Amanda Smith is a little more skeptical than she used to be.

Especially of those who approach the door to her dorm room with what could be perceived as a good deal.

Smith, a Spanish freshman, and her roommate were bamboozled out of about $180 last month after purchasing several magazines from a man who said he was an MSU communication student collecting points to win an overseas trip to Australia.

“In hindsight I guess it made sense (that it was a scam),” Smith said. “The very first question he asked me was if I was a freshman.”

When Smith and her roommate told the man they didn’t have enough money to buy magazines, he countered saying they could write him a check because it wouldn’t be cashed for a few weeks.

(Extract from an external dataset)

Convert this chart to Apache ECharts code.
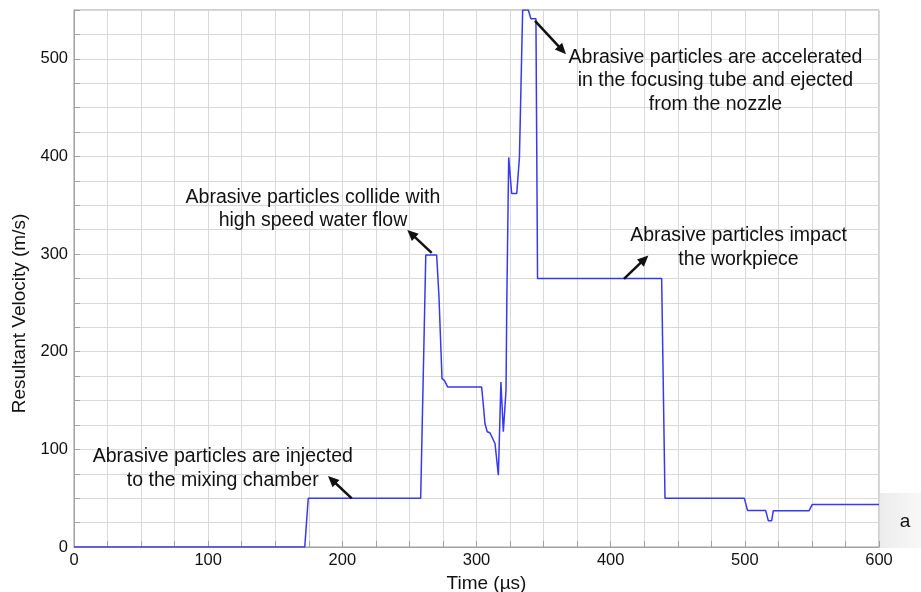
<!DOCTYPE html>
<html>
<head>
<meta charset="utf-8">
<script src="https://cdn.jsdelivr.net/npm/echarts@6/dist/echarts.min.js"></script>
<style>html,body{margin:0;padding:0;background:#fff}#c{width:921px;height:592px}</style>
</head>
<body>
<div id="c"></div>
<script>
// Time (µs)
const timeUs = [0, 172, 174.6, 258.4, 262.2, 270.3, 272, 274.3, 276, 278.5, 303.8, 305, 306.3, 308, 310, 313.8, 316.3, 318.2, 320, 322, 322.6, 324, 326.2, 330, 332, 334.4, 338.6, 340.6, 344.3, 345.5, 438, 440.5, 499.6, 502, 515.5, 517.5, 520, 521.2, 547.8, 550.3, 600];
// Resultant velocity (m/s)
const velocity = [0, 0, 50, 50, 299, 299, 257, 172.5, 170.7, 164, 164, 147, 126.5, 118, 117, 106, 73.6, 169, 118, 160.5, 252, 399, 362, 362, 399, 550, 550, 541, 541, 275, 275, 50, 50, 37.5, 37.5, 27, 27, 37, 37, 43.6, 43.6];

const xLabels = [0, 100, 200, 300, 400, 500, 600];
const yLabels = [0, 100, 200, 300, 400, 500];

// annotations: text centre, arrow tail, arrow head (data coords)
const annoText = [
  'Abrasive particles are injected\nto the mixing chamber',
  'Abrasive particles collide with\nhigh speed water flow',
  'Abrasive particles are accelerated\nin the focusing tube and ejected\nfrom the nozzle',
  'Abrasive particles impact\nthe workpiece'
];
const annoCenter = [[110.9, 80.4], [178.1, 346.3], [478.1, 477.5], [495.3, 306.5]];
const arrowTail = [[207, 49.8], [266.6, 301.3], [343.6, 538.9], [409.9, 274.7]];
const arrowHead = [[189.3, 72.6], [248.4, 324.8], [366.7, 504.8], [428.1, 298.6]];

const data = timeUs.map((t, i) => [t, velocity[i]]);
const FONT = '"Liberation Sans", Arial, sans-serif';

const chart = echarts.init(document.getElementById('c'), null, {renderer: 'canvas'});
const gridColor = '#d9d9d9';
chart.setOption({
  animation: false,
  grid: {left: 74, right: 42, top: 10, bottom: 45, show: true, borderColor: '#a0a0a0', borderWidth: 1,
    containLabel: false, outerBoundsMode: 'none'},
  xAxis: {
    type: 'value', min: 0, max: 600, interval: 25,
    name: 'Time (µs)', nameLocation: 'middle', nameGap: 18,
    nameTextStyle: {fontFamily: FONT, fontSize: 19, color: '#111', padding: [0, 0, 0, 20]},
    axisLine: {lineStyle: {color: '#a0a0a0'}},
    axisTick: {show: true, inside: true, length: 6, lineStyle: {color: '#a0a0a0'}},
    axisLabel: {fontFamily: FONT, fontSize: 16.5, color: '#111', margin: 5,
      formatter: v => xLabels.includes(v) ? String(v) : ''},
    splitLine: {show: true, lineStyle: {color: gridColor, width: 1}}
  },
  yAxis: {
    type: 'value', min: 0, max: 550, interval: 25,
    name: 'Resultant Velocity (m/s)', nameLocation: 'middle', nameGap: 40,
    nameTextStyle: {fontFamily: FONT, fontSize: 19, color: '#111', padding: [0, 70, 0, 0]},
    axisLine: {show: true, lineStyle: {color: '#a0a0a0'}},
    axisTick: {show: true, inside: true, length: 6, lineStyle: {color: '#a0a0a0'}},
    axisLabel: {fontFamily: FONT, fontSize: 16.5, color: '#111', margin: 6,
      formatter: v => yLabels.includes(v) ? String(v) : ''},
    splitLine: {show: true, lineStyle: {color: gridColor, width: 1}}
  },
  series: [{
    type: 'line', data: data, showSymbol: false, symbol: 'none',
    lineStyle: {color: '#3838ee', width: 1.5}, clip: true
  }]
});

function buildGraphics() {
  const els = [];
  annoText.forEach((txt, i) => {
    const c = chart.convertToPixel({gridIndex: 0}, annoCenter[i]);
    els.push({
      type: 'text', x: c[0], y: c[1], z: 10,
      style: {text: txt, fontFamily: FONT, fontSize: 19.5, lineHeight: 23.5, fill: '#111',
        align: 'center', verticalAlign: 'middle'}
    });
    const t = chart.convertToPixel({gridIndex: 0}, arrowTail[i]);
    const h = chart.convertToPixel({gridIndex: 0}, arrowHead[i]);
    const dx = h[0] - t[0], dy = h[1] - t[1];
    const len = Math.sqrt(dx * dx + dy * dy);
    const ux = dx / len, uy = dy / len;
    const hl = 11, hw = 5;
    const bx = h[0] - ux * hl, by = h[1] - uy * hl;
    els.push({type: 'line', z: 10, shape: {x1: t[0], y1: t[1], x2: bx + ux * 2, y2: by + uy * 2},
      style: {stroke: '#111', lineWidth: 2.5}});
    els.push({type: 'polygon', z: 10, shape: {points: [
      [h[0], h[1]], [bx - uy * hw, by + ux * hw], [bx + uy * hw, by - ux * hw]]},
      style: {fill: '#111'}});
  });
  // panel label box
  els.push({type: 'rect', z: 5, shape: {x: 880, y: 493, width: 41, height: 55},
    style: {fill: new echarts.graphic.LinearGradient(0, 0, 1, 0, [
      {offset: 0, color: '#ececec'}, {offset: 1, color: '#f8f8f8'}])}});
  els.push({type: 'text', z: 10, x: 905, y: 522,
    style: {text: 'a', fontFamily: FONT, fontSize: 19, fill: '#111', align: 'center', verticalAlign: 'middle'}});
  return els;
}
chart.setOption({graphic: buildGraphics()});
</script>
</body>
</html>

But once he left the room, they began to think the whole idea sounded suspicious. That fear was heightened when they looked the student up on the campus database and found he wasn’t listed.

Her check was cashed less than two weeks later - and the magazines still haven’t arrived.

When Smith tried to look up the company’s Web site for a complaint number she found a site devoted to the complaints of other people who had paid and never received a magazine.

“The 800 number they have is always busy and as far as I can tell there is only one person answering the phones because every one of the people on the Web site talked to the same person,” Smith said. “They’re just lying to a bunch of people and I don’t think we’ll ever get our magazines or our money.”

Smith has filed a complaint with the Better Business Bureau and the Federal Trade Commission against the company but says she doesn’t know how many others may have done the same.

“I’m just a lot less trusting now,” she said. “I came (to campus) really naive and I thought I was helping out another student.

“I guess from now on I’ll have to be a lot more cautious.”

MSU police Detective Tony Willis said that while it isn’t often that students report being scammed, when they do it is usually at the beginning of the year and most often the complaints are filed by freshmen.

“Freshmen are more susceptible to the scams because they look at it and see this great deal where they can get all their magazines or a new credit card and forget to read the fine print,” he said.